Of Annapurnas and Men: Maurice Herzog’s Epic Lives On

Just over sixty-four years ago, on June 3rd 1950, a pair of French mountaineers, Maurice Herzog and Louis Lachenal, stood on the summit of Annapurna, the world’s tenth highest peak. It was the first time mountaineers had succeeded in climbing a peak above eight thousand meters altitude. The French pair’s trials and travails were not over; their painfully extended return back to safety was a harrowing one, featuring snow-blindness, frostbite, and several missing fingers and toes (amputated on the go, without anaesthetic, and using only crude surgical implements, by the team’s doctor).

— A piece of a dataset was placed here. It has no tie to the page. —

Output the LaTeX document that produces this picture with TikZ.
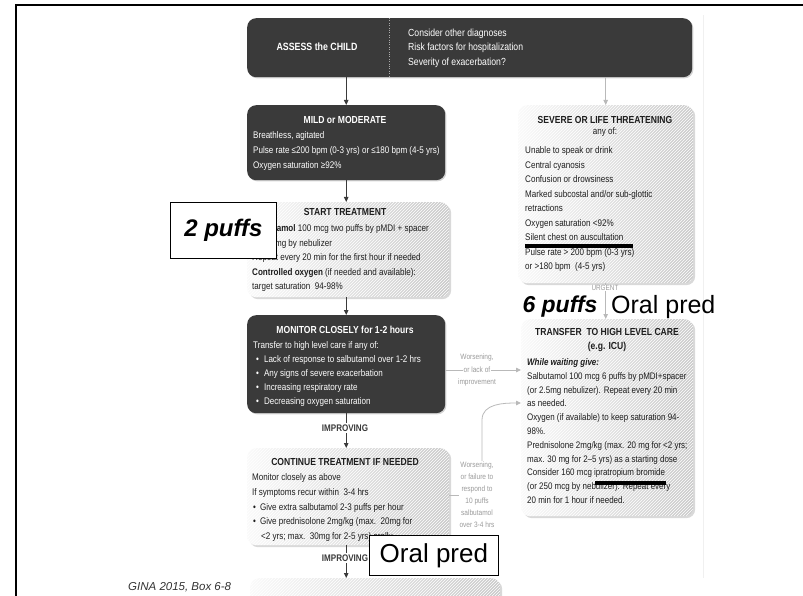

Thanks to Herzog’s best-selling book Annapurna, a classic of adventure literature, these details are familiar to those that follow the exploits of mountaineers. Despite my keen interest–a purely academic one as I have no ability whatsoever–in mountaineering, I had not read Herzog’s book till earlier this week, when, by a fortuitous coincidence, I finished reading it on the sixty-fourth anniversary of his summit climb.

There are good reasons for Annapurna‘s standing as a classic. Herzog’s tale is told with verve: the unforgiving harshness of the Himalayan peaks, which contrasts so starkly with their beauty, is a constant presence, as is the bravado and technical competence of the men who attempt to climb them. The book’s language shows its age in part: a post-colonial reader might object to some of the language used to describe the native Sherpas, who so ably assisted the French in their climbing, often performing brutal, back-breaking work in ferrying loads, setting up camp, and assisting the injured, and of course, there is  talk of ‘doing battle’ with, or otherwise ‘conquering’, the mountains. But these are exceedingly minor blemishes in a mostly lyrical tale of pioneering bravery.

Mention of pioneering reminds me that while a great deal of attention has justifiably been paid to the physical toll the beautiful but deadly mountains exacted on the French, much deserves too, to be centered on their initial reconnaissance of the Annapurna-Dhaulagiri pair of peaks. As a reminder: while these two peaks were known to surveyors and map-makers, they had never been traveled to, let alone attempted. Not only did Herzog’s expedition have to find a route up the mountain, they had to find a route to the mountain. The chapters in the book that detail these attempts are as engrossing as any other, bringing out clearly the peculiar and particular challenges the topography of the region posed for the French expedition’s route-finding attempts. An eight thousand meter peak is a huge object, and yet, finding it, and getting to it, is a non-trivial task when it is surrounded by natural barriers like deep river gorges and seven thousand meter peaks.

Modern mountaineering is a very different business from the activities undertaken in Herzog’s day. Some changes, like light, fast, Alpine-style climbing using minimal equipment, are desirable, while yet others like the guided climbs that have justifiably become controversial, remain far less so.  Annapurna also reminds us of a very different era, when mountaineers were still cultural heroes of a sort.

Classic adventure books are often tinged with a touch of the spiritual and inspirational. Annapurna is no exception, especially in its immortal closing words, as Herzog reconciles himself to the achievement of a long-desired goal and turns toward a new life, one bound to be different given his experiences and physical losses:

There are other Annapurnas in the lives of men.